Peer pressure, she says, is still present, but on its way out. ‘There’s definitely less of that attitude now, but when you’re coming in as a fresher you definitely still feel a lot of pressure to join in and be a good sport,’ she says, even if it isn’t spelled out explicitly. So will she be continuing the tradition this year? Yes – but ‘in a fun way’. ‘Anything that leads to someone having a bad time just isn’t fun anymore,’ Sophie says. Shots, three legged races, and drinking games like King’s Cup are all in, but miscellaneous bodily fluids and revenge-by-proxy are firmly out.

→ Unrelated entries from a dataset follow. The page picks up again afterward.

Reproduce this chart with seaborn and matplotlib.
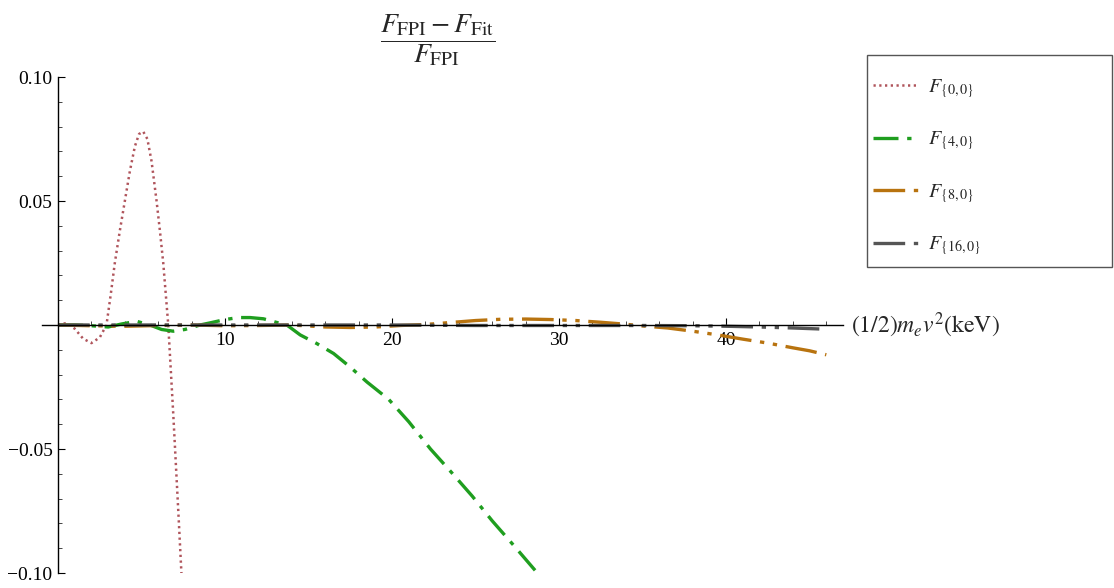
import numpy as np
import pandas as pd
import matplotlib
matplotlib.use("Agg")
import matplotlib.pyplot as plt
import seaborn as sns
from matplotlib.ticker import FixedLocator, MultipleLocator
from matplotlib.patches import Rectangle

# ---- data ----
x00 = [0, 0.5, 1.0, 1.5, 2.0, 2.5, 2.9, 3.15, 3.4, 3.7, 4.0, 4.3, 4.6, 4.85, 5.1,
       5.35, 5.6, 5.9, 6.1, 6.3, 6.6, 6.9, 7.2, 7.5]
y00 = [0, 0.0008, -0.0015, -0.0055, -0.0073, -0.005, 0.0, 0.012, 0.025, 0.038, 0.05,
       0.062, 0.072, 0.077, 0.078, 0.075, 0.066, 0.05, 0.038, 0.025, 0.0, -0.036,
       -0.075, -0.115]

x40 = [0, 1, 2, 3, 3.8, 4.7, 5.5, 6.2, 6.9, 7.6, 8.5, 9.2, 10, 10.8, 11.5, 12.3, 13.0,
       13.7, 14.5, 15.5, 16.5, 17.5, 18.5, 19.8, 21, 22.3, 23.5, 24.8, 26, 27.3, 28.7,
       29.5]
y40 = [0, 0, -0.0003, -0.0008, 0.0004, 0.0015, 0.0, -0.0018, -0.0025, -0.0018, 0.0,
       0.001, 0.0022, 0.003, 0.003, 0.0025, 0.0012, 0.0, -0.004, -0.0075, -0.0115,
       -0.017, -0.023, -0.030, -0.039, -0.05, -0.059, -0.069, -0.079, -0.089, -0.1,
       -0.107]

x80 = [0, 2, 4, 6, 8, 10, 12, 14, 16, 17.5, 19, 20.5, 22, 23.5, 25, 26.5, 28, 29.5,
       31, 32.5, 34, 35.2, 36.5, 38, 39.5, 41, 42.5, 44, 45, 46]
y80 = [0, -0.0003, -0.0005, -0.0002, 0, -0.0003, -0.0002, 0, -0.0008, -0.001, -0.0008,
       -0.0002, 0.0002, 0.001, 0.0018, 0.0023, 0.0024, 0.0022, 0.0018, 0.0011, 0.0003,
       -0.0005, -0.0012, -0.0025, -0.004, -0.0057, -0.0073, -0.0092, -0.0104, -0.012]

x160 = [0, 5, 10, 15, 20, 25, 30, 35, 38, 40, 42, 44, 46]
y160 = [0, 0, 0, 0, 0, -0.0002, -0.0002, -0.0002, -0.0003, -0.0005, -0.0008, -0.0012,
        -0.0017]

labels = [r"$F_{\{0,0\}}$", r"$F_{\{4,0\}}$", r"$F_{\{8,0\}}$", r"$F_{\{16,0\}}$"]
xticks = [10, 20, 30, 40]
yticks = [-0.10, -0.05, 0.05, 0.10]
yticklabels = ["\u22120.10", "\u22120.05", "0.05", "0.10"]

# ---- style ----
sns.set_style("white")
plt.rcParams["font.family"] = ["Liberation Serif", "DejaVu Serif"]
plt.rcParams["mathtext.fontset"] = "stix"

W, H = 1114, 588
fig = plt.figure(figsize=(W / 100, H / 100), dpi=100)
ax_left, ax_right = 42, 843
ax_top, ax_bot = 77, 573
ax = fig.add_axes([ax_left / W, 1 - ax_bot / H, (ax_right - ax_left) / W,
                   (ax_bot - ax_top) / H])
ax.set_facecolor("white")

series = [
    (x00, y00, "#b0555c", 1.8, (0, (0.9, 1.4))),
    (x40, y40, "#1f9e1f", 2.4, (0, (7.5, 2.6, 1.3, 2.6))),
    (x80, y80, "#b8730f", 2.4, (0, (9.5, 2.6, 1.3, 2.6, 1.3, 2.6))),
    (x160, y160, "#555555", 2.4, (0, (9.5, 2.6, 1.3, 2.6, 1.3, 2.6))),
]
for (xs, ys, c, lw, ls), lab in zip(series, labels):
    df = pd.DataFrame({"x": xs, "y": ys})
    sns.lineplot(data=df, x="x", y="y", ax=ax, color=c, lw=lw, linestyle=ls,
                 label=lab, sort=False, legend=False)

ax.set_xlim(-0.96, 47)
ax.set_ylim(-0.10, 0.10)

for s in ["top", "right"]:
    ax.spines[s].set_visible(False)
ax.spines["left"].set_position(("data", 0))
ax.spines["bottom"].set_position(("data", 0))
for s in ["left", "bottom"]:
    ax.spines[s].set_color("black")
    ax.spines[s].set_linewidth(1.0)

ax.xaxis.set_major_locator(FixedLocator(xticks))
ax.xaxis.set_minor_locator(MultipleLocator(2))
ax.set_xticklabels([str(t) for t in xticks])
ax.yaxis.set_major_locator(FixedLocator(yticks))
ax.yaxis.set_minor_locator(MultipleLocator(0.01))
ax.set_yticklabels(yticklabels)
ax.tick_params(axis="both", which="major", direction="in", length=5, width=0.8,
               labelsize=14, colors="black", bottom=True, left=True)
ax.tick_params(axis="both", which="minor", direction="in", length=3, width=0.6,
               bottom=True, left=True)
ax.tick_params(axis="x", pad=5)
ax.tick_params(axis="y", pad=4)
ax.set_xlabel("")
ax.set_ylabel("")

# axis label at end of x-axis
ax.text(47.5, 0, r"$(1/2)m_e v^2(\mathrm{keV})$", fontsize=17, ha="left",
        va="center", clip_on=False)

# title fraction
fig.text(438 / W, 1 - 40 / H,
         r"$\dfrac{F_{\mathrm{FPI}}-F_{\mathrm{Fit}}}{F_{\mathrm{FPI}}}$",
         fontsize=20, ha="center", va="center")

# legend frame (drawn as a figure rectangle) and legend entries
fig.patches.append(Rectangle((867 / W, 1 - 267 / H), (1112 - 867) / W,
                             (267 - 55) / H, transform=fig.transFigure,
                             facecolor="white", edgecolor="#555555", lw=1.0,
                             zorder=0))
handles = ax.get_lines()[:4]
leg = fig.legend(handles, labels, loc="upper left",
                 bbox_to_anchor=(873 / W, 1 - 77 / H),
                 fontsize=14.5, frameon=False,
                 borderpad=0.0, labelspacing=1.47, handlelength=2.3,
                 handletextpad=0.45, borderaxespad=0.0)

fig.savefig("out.png", dpi=100)
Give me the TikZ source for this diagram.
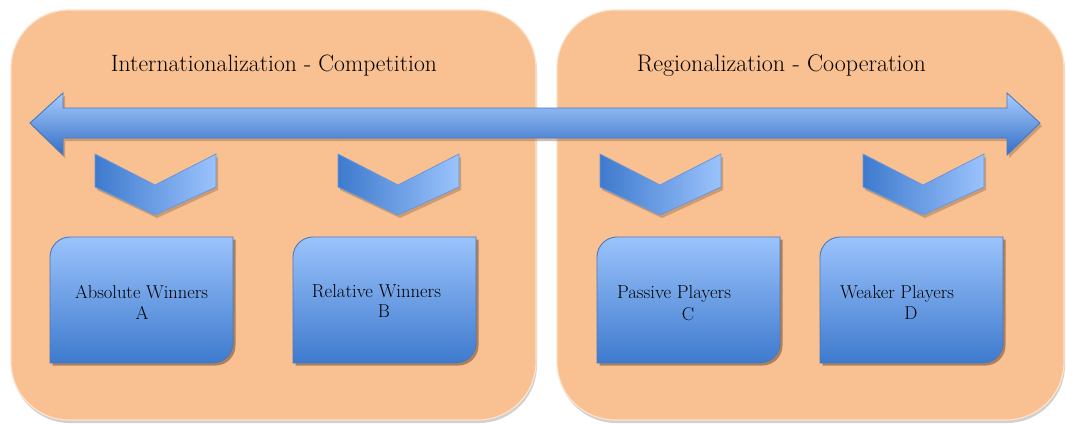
\documentclass[tikz,border=0pt]{standalone}
\usepackage{graphicx}
\definecolor{panelfill}{RGB}{249,193,145}
\definecolor{paneledge}{RGB}{253,226,204}
\definecolor{panelshadow}{RGB}{208,208,208}
\definecolor{bluelight}{RGB}{155,195,252}
\definecolor{bluedark}{RGB}{62,122,205}
\definecolor{blueedge}{RGB}{72,122,192}
\definecolor{arrowlight}{RGB}{168,205,255}
\definecolor{arrowdark}{RGB}{52,110,196}
\definecolor{boxshadow}{RGB}{172,128,92}
\definecolor{softshadow}{RGB}{150,110,80}
\tikzset{
  panel/.style={fill=panelfill, draw=paneledge, line width=1.2pt, rounded corners=58pt},
  panelshade/.style={fill=panelshadow, rounded corners=58pt},
  arrowshade/.style={top color=arrowlight, bottom color=arrowdark, draw=blueedge, line width=0.9pt},
  chevshade/.style={left color=bluedark, right color=bluelight, draw=blueedge!60!bluelight, line width=0.8pt},
  boxshade/.style={top color=bluelight, bottom color=bluedark, draw=blueedge, line width=0.9pt},
  softdrop/.style={fill=softshadow, opacity=0.45},
  boxdrop/.style={fill=boxshadow},
  titletext/.style={font=\fontsize{22}{26}\selectfont, anchor=base, inner sep=0pt},
  boxtext/.style={font=\fontsize{18.5}{21}\selectfont, anchor=base, inner sep=0pt},
}
\newcommand\boxpath[4]{(#1,#4) -- (#1,#2+20) .. controls (#1,#2+9) and (#1+9,#2) .. (#1+20,#2) -- (#3,#2) -- (#3,#4-20) .. controls (#3,#4-9) and (#3-9,#4) .. (#3-20,#4) -- cycle}
\newcommand\chevpath[1]{(#1-60,154) -- (#1,185) -- (#1+61,154) -- (#1+61,187) -- (#1,215) -- (#1-60,187) -- cycle}
\newcommand\arrowpath{(30,123) -- (63,93) -- (63,108) -- (1007,108) -- (1007,93) -- (1040,123) -- (1007,155) -- (1007,138) -- (63,138) -- (63,155) -- cycle}
\newcommand\fitw[2]{\resizebox{#1pt}{!}{#2}}
\begin{document}
\begin{tikzpicture}[x=1pt,y=-1pt]
\useasboundingbox (0,0) rectangle (1066,424);
\fill[white] (0,0) rectangle (1066,424);
% panels
\fill[panelshade] (12,13) rectangle (537,423);
\fill[panelshade] (558,13) rectangle (1065,423);
\draw[panel] (11,10) rectangle (536,420);
\draw[panel] (557,10) rectangle (1064,420);
% titles
\node[titletext] (titleL) at (274,71) {\fitw{326}{Internationalization - Competition}};
\node[titletext] (titleR) at (781.5,71) {\fitw{289}{Regionalization - Cooperation}};
% double arrow
\fill[softdrop, shift={(2,3)}] \arrowpath;
\draw[arrowshade] \arrowpath;
% chevrons
\foreach \cx in {155,398,660,923}{
  \fill[softdrop, shift={(2,3)}] \chevpath{\cx};
  \draw[chevshade] \chevpath{\cx};
}
% boxes
\foreach \bx in {50,293,597,820}{
  \fill[boxdrop, shift={(2.5,2.5)}] \boxpath{\bx}{237}{\bx+183}{363};
  \draw[boxshade] \boxpath{\bx}{237}{\bx+183}{363};
}
\node[boxtext] (a1) at (141.5,298) {\fitw{133}{Absolute Winners}};
\node[boxtext] (a2) at (142,319) {A};
\node[boxtext] (b1) at (376.5,297) {\fitw{129}{Relative Winners}};
\node[boxtext] (b2) at (384,317) {B};
\node[boxtext] (c1) at (674,298) {\fitw{114}{Passive Players}};
\node[boxtext] (c2) at (688,320) {C};
\node[boxtext] (d1) at (897,298) {\fitw{114}{Weaker Players}};
\node[boxtext] (d2) at (911,319) {D};
\end{tikzpicture}
\end{document}
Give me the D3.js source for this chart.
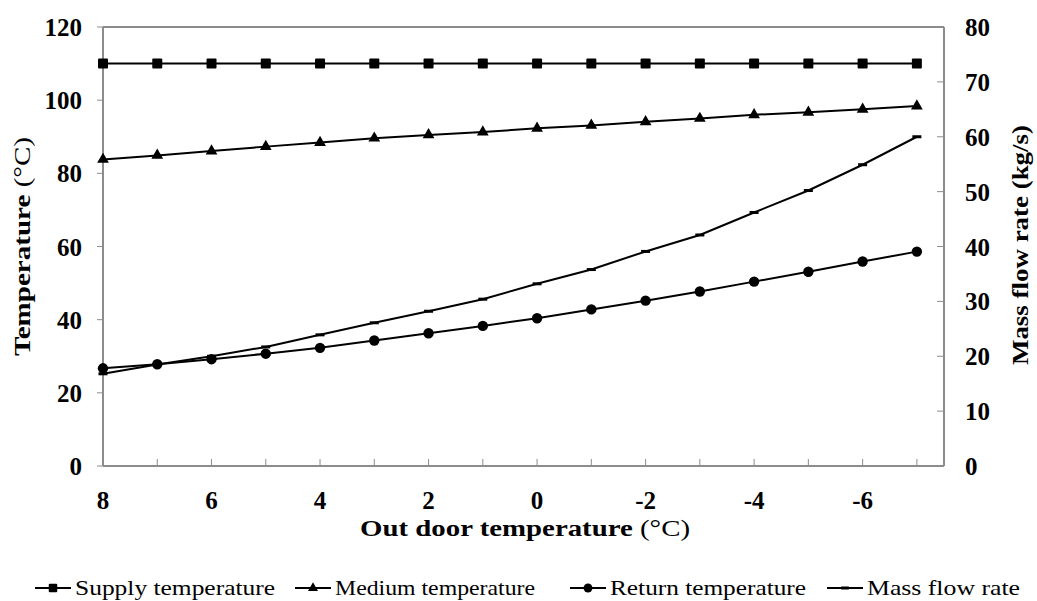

It won’t be a huge surprise if this is the generation who end up killing off initiations completely. They’ve already been reported to be less interested in drinking and clubbing, and more interested in wholesome activities like knitting and reading, and there’s nothing wholesome about forcing down fourteen shots of vodka when you’d rather be in bed. Within a couple of years, the wildest tales will be relegated to the pantheon of student horror stories, passed down through word of mouth and the power of Snapchat. They will continue to be twisted, recounted earnestly by boys who swear they ‘know a guy’ until they become nothing more than cautionary tales from a bygone era. And that can only be a good thing.